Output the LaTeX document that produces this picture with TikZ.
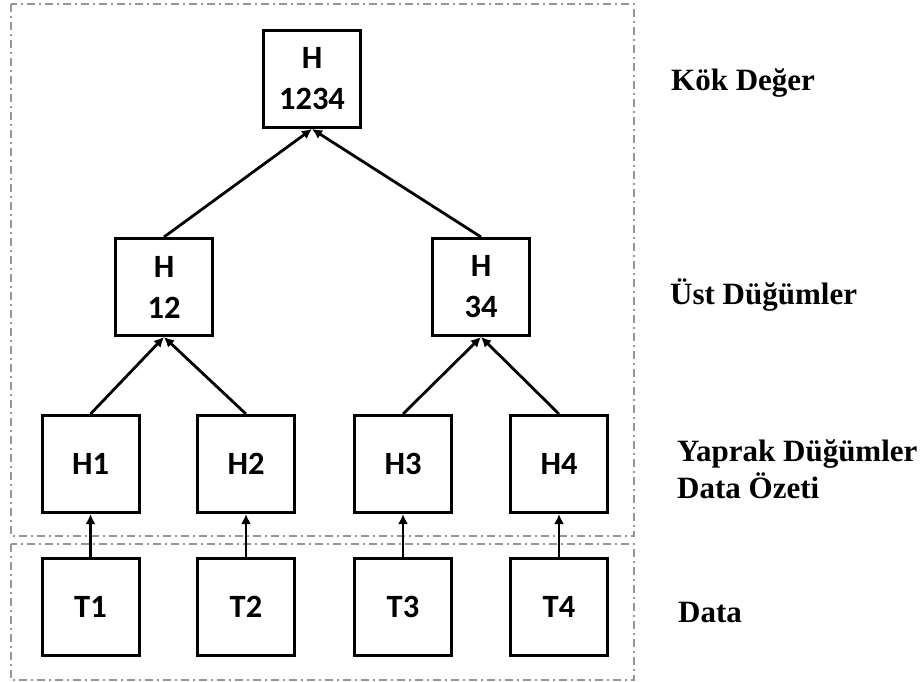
\documentclass[tikz,border=0pt]{standalone}
\usepackage{fontspec}
\setmainfont{Liberation Serif}
\newfontfamily\boxfont{Carlito}
\usetikzlibrary{arrows.meta}
\definecolor{frame}{RGB}{150,150,150}
\tikzset{
  hbox/.style={draw=black, line width=3pt, fill=white, minimum width=97pt, minimum height=97pt, inner sep=0pt, align=center, font=\boxfont\bfseries\fontsize{32.5}{41}\selectfont},
  arr/.style={line width=2.8pt, -{Latex[length=10pt,width=10pt]}},
  region/.style={draw=frame, line width=1.6pt, dash pattern=on 8pt off 4pt on 2pt off 4pt},
  lbl/.style={anchor=base west, inner sep=0pt, font=\bfseries\fontsize{31}{37}\selectfont}
}
\begin{document}
\begin{tikzpicture}[x=1pt,y=-1pt]
\useasboundingbox (0,0) rectangle (923,682);
\draw[region] (11,4) rectangle (634,536);
\draw[region] (11,544) rectangle (634,680);

\node[hbox] (r) at (312,79) {H\\1234};
\node[hbox] (a) at (164,287) {H\\12};
\node[hbox] (b) at (481,287) {H\\34};
\node[hbox] (h1) at (90.5,464) {H1};
\node[hbox] (h2) at (246,464) {H2};
\node[hbox] (h3) at (403,464) {H3};
\node[hbox] (h4) at (559,464) {H4};
\node[hbox] (t1) at (90.5,607) {T1};
\node[hbox] (t2) at (246,607) {T2};
\node[hbox] (t3) at (403,607) {T3};
\node[hbox] (t4) at (559,607) {T4};

\draw[arr] (a.north) -- (r.south);
\draw[arr] (b.north) -- (r.south);
\draw[arr] (h1.north) -- (a.south);
\draw[arr] (h2.north) -- (a.south);
\draw[arr] (h3.north) -- (b.south);
\draw[arr] (h4.north) -- (b.south);
\draw[arr] (t1.north) -- (h1.south);
\draw[arr] (t2.north) -- (h2.south);
\draw[arr] (t3.north) -- (h3.south);
\draw[arr] (t4.north) -- (h4.south);

\node[lbl] (l1) at (671,91) {Kök Değer};
\node[lbl] (l2) at (670,304) {Üst Düğümler};
\node[lbl] (l3) at (677,461) {Yaprak Düğümler};
\node[lbl] (l4) at (677,498) {Data Özeti};
\node[lbl] (l5) at (678,622) {Data};
\end{tikzpicture}
\end{document}
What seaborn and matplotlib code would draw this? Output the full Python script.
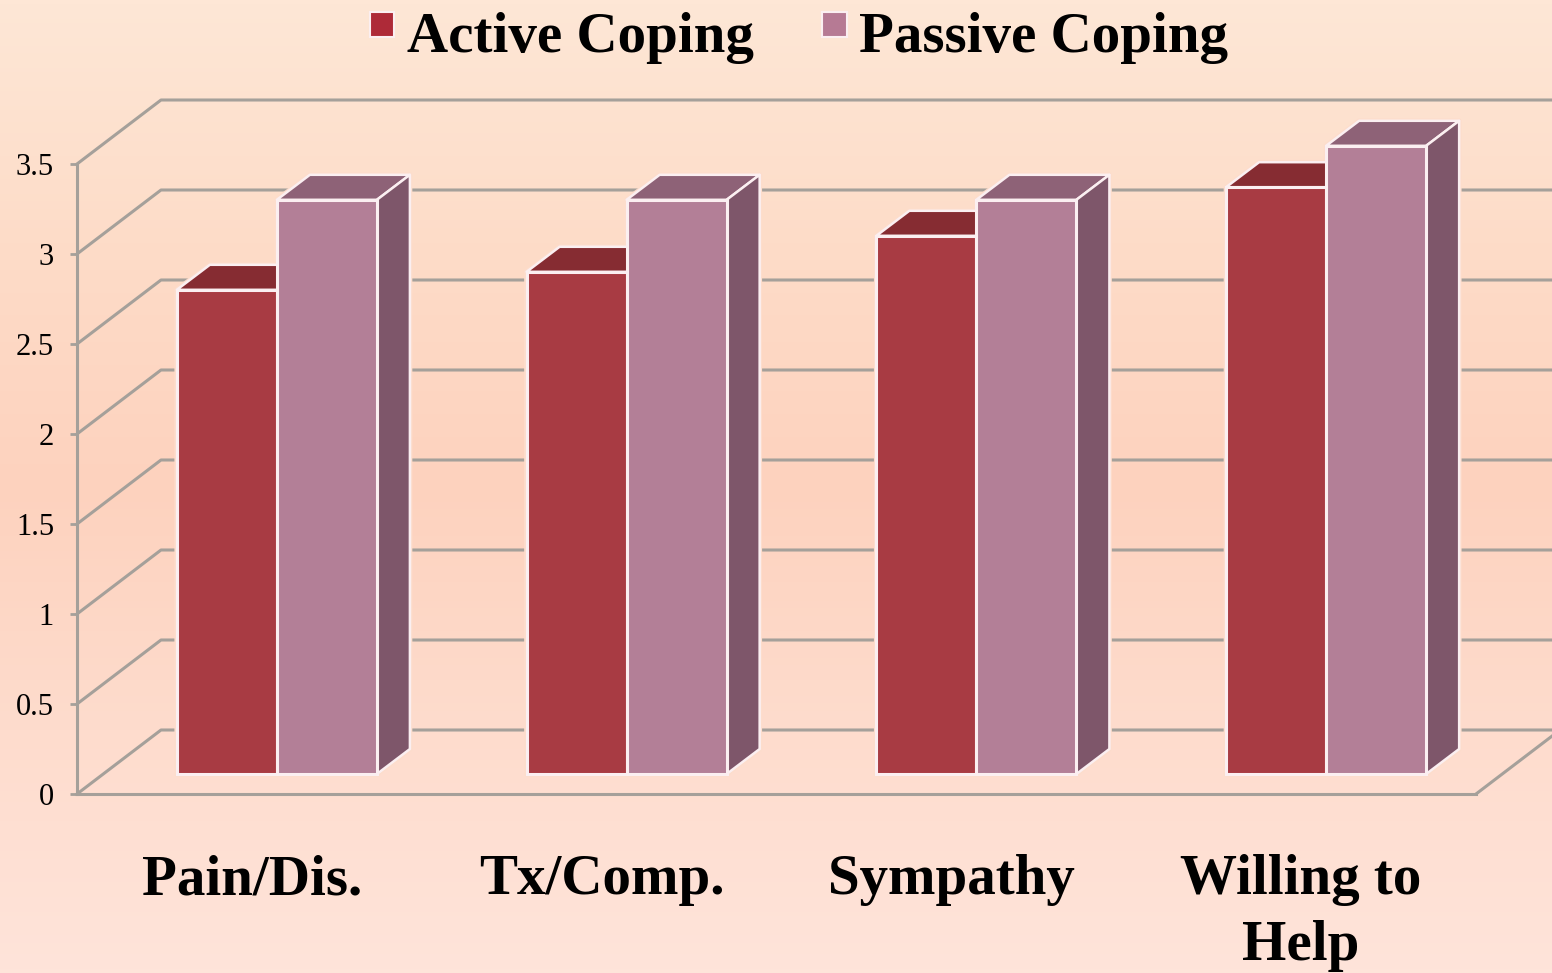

**SHORT EXERCISE**
All lines from the start of the entries above through the line containing "(t4) at (559,607)" are to be given again exactly; the pictures are not.

**ANSWER FOR THIS EXERCISE**
Output the LaTeX document that produces this picture with TikZ.
\documentclass[tikz,border=0pt]{standalone}
\usepackage{fontspec}
\setmainfont{Liberation Serif}
\newfontfamily\boxfont{Carlito}
\usetikzlibrary{arrows.meta}
\definecolor{frame}{RGB}{150,150,150}
\tikzset{
  hbox/.style={draw=black, line width=3pt, fill=white, minimum width=97pt, minimum height=97pt, inner sep=0pt, align=center, font=\boxfont\bfseries\fontsize{32.5}{41}\selectfont},
  arr/.style={line width=2.8pt, -{Latex[length=10pt,width=10pt]}},
  region/.style={draw=frame, line width=1.6pt, dash pattern=on 8pt off 4pt on 2pt off 4pt},
  lbl/.style={anchor=base west, inner sep=0pt, font=\bfseries\fontsize{31}{37}\selectfont}
}
\begin{document}
\begin{tikzpicture}[x=1pt,y=-1pt]
\useasboundingbox (0,0) rectangle (923,682);
\draw[region] (11,4) rectangle (634,536);
\draw[region] (11,544) rectangle (634,680);

\node[hbox] (r) at (312,79) {H\\1234};
\node[hbox] (a) at (164,287) {H\\12};
\node[hbox] (b) at (481,287) {H\\34};
\node[hbox] (h1) at (90.5,464) {H1};
\node[hbox] (h2) at (246,464) {H2};
\node[hbox] (h3) at (403,464) {H3};
\node[hbox] (h4) at (559,464) {H4};
\node[hbox] (t1) at (90.5,607) {T1};
\node[hbox] (t2) at (246,607) {T2};
\node[hbox] (t3) at (403,607) {T3};
\node[hbox] (t4) at (559,607) {T4};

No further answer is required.